Biden’s Surprising New Executive Orders Stun (Some) Americans

Funny story written by G. Brookings

Friday, 22 January 2021

image for Biden’s Surprising New Executive Orders Stun (Some) Americans
Something there is that doesn't love a wall...

Apparently true to his word that he would not waste time merely legislating when executive orders would suffice, President Biden has issued a new set of far-reaching orders that will fundamentally transform America.

1. First, the southern US border will be opened fully and immediately. “C.mon man,” Biden was reported to have told advisors, “we can’t keep 'em out, so, rather than risk a messy failure, let’s be bold.” According to the Washington Post, construction equipment is already en route to tear down the newly-built sections of wall, as well as the old wall and any lingering fencing, brush or other obstacles to entry. Pontoon bridges will be erected over the Rio Grande. Border checkpoints will be abandoned on the US side, allowing a free northward flow. In a sop to north Americans troubled by the coming deluge, Biden’s order also opens the border with Canada, allowing Trump supporters to exit the US in a northerly direction.

2. To create “lebensraum” or open space for the new arrivals, Biden’s order places strict controls on reproduction by women from non-marginalized or privileged groups. For these women, a new system of licenses will regulate permitted child-bearing and will be hard to come by without a degree from an elite Ivy League university. For couples rendered childless by the new statute, but who wish nevertheless to have families, the order further provides financial and other incentives to legally adopt immigrant arrivals. For example, the Defense Appropriations Act now compels US corporations to divert manufacturing capacity to the production and donation of necessary goods, including clothing, tortilla flour, refried beans, backpacks, sombreros and Mariachi band equipment.

3. In the event of unplanned pregnancies in the wrong populations, a third major order will grant the US Government the power to order illegally pregnant women to exercise freedom of choice. While this may sound ominous, the Post admits, in practice it is benign. For example, the new Obamacare abortion mandate will be fully taxpayer-supported for the first unplanned pregnancy. Of course, there will need to be a series of escalating penalties for each succeeding instance of unauthorized fertilization.

4. To shield and soothe progressive sensibilities already bruised by the Trump presidency, the fourth of the new orders proposes to rename certain states. Offended groups already busily rebranding offensively-named schools (e.g., Abraham Lincoln Elementary), sports teams (the Washington Redskins) and public facilities, have eagerly answered the call. High on the list of states to be renamed is the state of New Mexico, where the adjective “new” implies that there is or was something wrong with the original Mexico. Popular suggestions range from the simple expedient of dropping the “New” to more descriptive options such as “Mas Mexico,” and “Mexico del Norte”. Other states will be renamed after icons of the new panoply of woke heroes; for example, we may soon be referring to the new state of Kapernica instead of California, while New York is slated to be renamed Cuomotopia.

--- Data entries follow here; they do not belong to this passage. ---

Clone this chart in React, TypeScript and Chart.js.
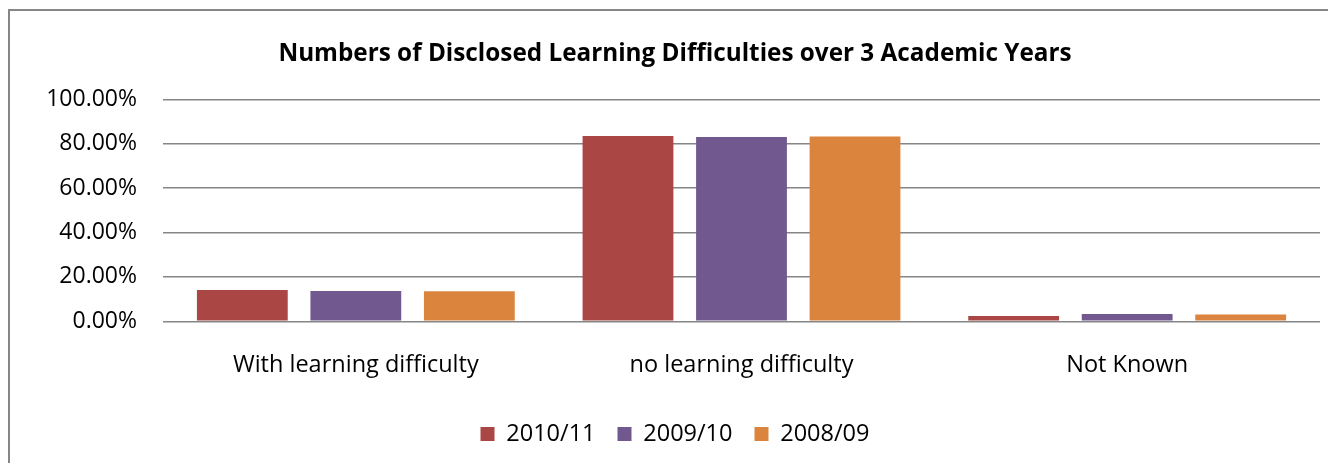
import React, { useEffect, useRef } from "react";
import { Chart, registerables } from "chart.js";

Chart.register(...registerables);

const categories = ["With learning difficulty", "no learning difficulty", "Not Known"];
const seriesNames = ["2010/11", "2009/10", "2008/09"];
const values201011 = [0.141, 0.835, 0.024];
const values200910 = [0.136, 0.83, 0.033];
const values200809 = [0.135, 0.833, 0.03];
const seriesColors = ["#AA4643", "#71588F", "#DB843D"];
const yTickValues = [0, 0.2, 0.4, 0.6, 0.8, 1.0];
const titleText = "Numbers of Disclosed Learning Difficulties over 3 Academic Years";

const FONT = "'Open Sans', 'DejaVu Sans', sans-serif";
const GRID = "#868686";

export default function App() {
  const canvasRef = useRef<HTMLCanvasElement | null>(null);

  useEffect(() => {
    const canvas = canvasRef.current;
    if (!canvas) return;
    const seriesValues = [values201011, values200910, values200809];
    const chart = new Chart(canvas, {
      type: "bar",
      data: {
        labels: categories,
        datasets: seriesNames.map((name, i) => ({
          label: name,
          data: seriesValues[i],
          backgroundColor: seriesColors[i],
          borderWidth: 0,
          categoryPercentage: 0.883,
          barPercentage: 0.8,
        })),
      },
      options: {
        animation: false,
        responsive: false,
        maintainAspectRatio: false,
        color: "#000",
        layout: { padding: { left: 20, right: 24, top: 0, bottom: 35.25 } },
        plugins: {
          title: {
            display: true,
            text: titleText,
            color: "#000",
            font: { family: FONT, size: 24.3, weight: "bold", lineHeight: 1.2 },
            padding: { top: 28.6, bottom: 30.6 },
          },
          legend: {
            position: "bottom",
            labels: {
              color: "#000",
              boxWidth: 14,
              boxHeight: 14,
              padding: 22,
              font: { family: FONT, size: 23.5 },
            },
          },
          tooltip: { enabled: false },
        },
        scales: {
          x: {
            grid: { display: false, drawTicks: false },
            border: { display: false },
            ticks: {
              color: "#000",
              padding: 30,
              font: { family: FONT, size: 23.5, lineHeight: 1.2 },
              maxRotation: 0,
            },
            afterFit: (scale: any) => {
              scale.height = 79;
            },
          },
          y: {
            min: 0,
            max: 1,
            afterBuildTicks: (scale: any) => {
              scale.ticks = yTickValues.map((v) => ({ value: v }));
            },
            grid: { color: GRID, lineWidth: 1.5, drawTicks: false },
            border: { display: false },
            ticks: {
              color: "#000",
              padding: 26,
              font: { family: FONT, size: 23 },
              callback: (v: any) => (Number(v) * 100).toFixed(2) + "%",
            },
            afterFit: (scale: any) => {
              scale.width = 133;
            },
          },
        },
      },
    });
    return () => chart.destroy();
  }, []);

  return (
    <div
      style={{
        position: "absolute",
        left: 0,
        top: 0,
        width: 1328,
        height: 463,
        overflow: "hidden",
        background: "#fff",
      }}
    >
      <div
        style={{
          position: "absolute",
          left: 8,
          top: 9,
          width: 1334,
          height: 480,
          border: `2px solid ${GRID}`,
          background: "#fff",
        }}
      >
        <canvas ref={canvasRef} width={1334} height={480} style={{ display: "block" }} />
      </div>
    </div>
  );
}
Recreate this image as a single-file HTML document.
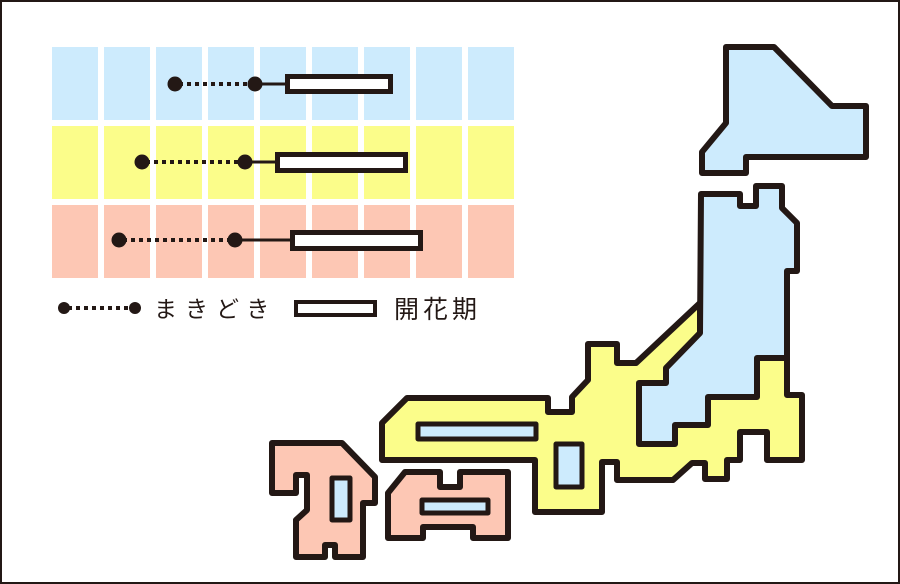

5. The final order directs the US Congress to reorganize state boundaries in order to maintain the number of states at fifty, while admitting DC and Puerto Rico as new states. The idea here is to save tax dollars that would be incurred in designing and printing a new US flag with more stars. Proposals to admit DC (top state name suggestion: Hillaria) and Puerto Rico (Alexandriana) will require the offsetting consolidation of certain “red” states. For example, Arizona and Nevada could be absorbed by the new state of Kapernica, or Texas could be merged with Mas Mexico.

In an concurrent editorial, the Post editors express their hope that these far-sighted orders will go a long way toward solving the immigration crisis and at the same time put us on a path toward ending systemic racism. Even in these early, not to say infantile, days the Post is ready to applaud the Biden Administration’s surprisingly visionary bent. Citing unnamed but unimpeachable sources, the Post cites, as additional evidence for its visionary claims, that Dr. Anthony Fauci has shared secret graphs showing how, over time, these new immigration and population control orders, combined with the effect of the COVID pandemic, will usher in a golden period of decline in non-marginalized populations that will last at least until they achieve marginalization, and perhaps beyond.

“Progress and the arc of history will not be deterred until all US citizens are members of marginalized groups. This is what progress is all about,” one unnamed Biden official observed when asked about these reports. “People need to evolve and learn new ways of thinking. And if they can’t or won’t, we will just have to get new people.”

The funny story above is a satire or parody. It is entirely fictitious.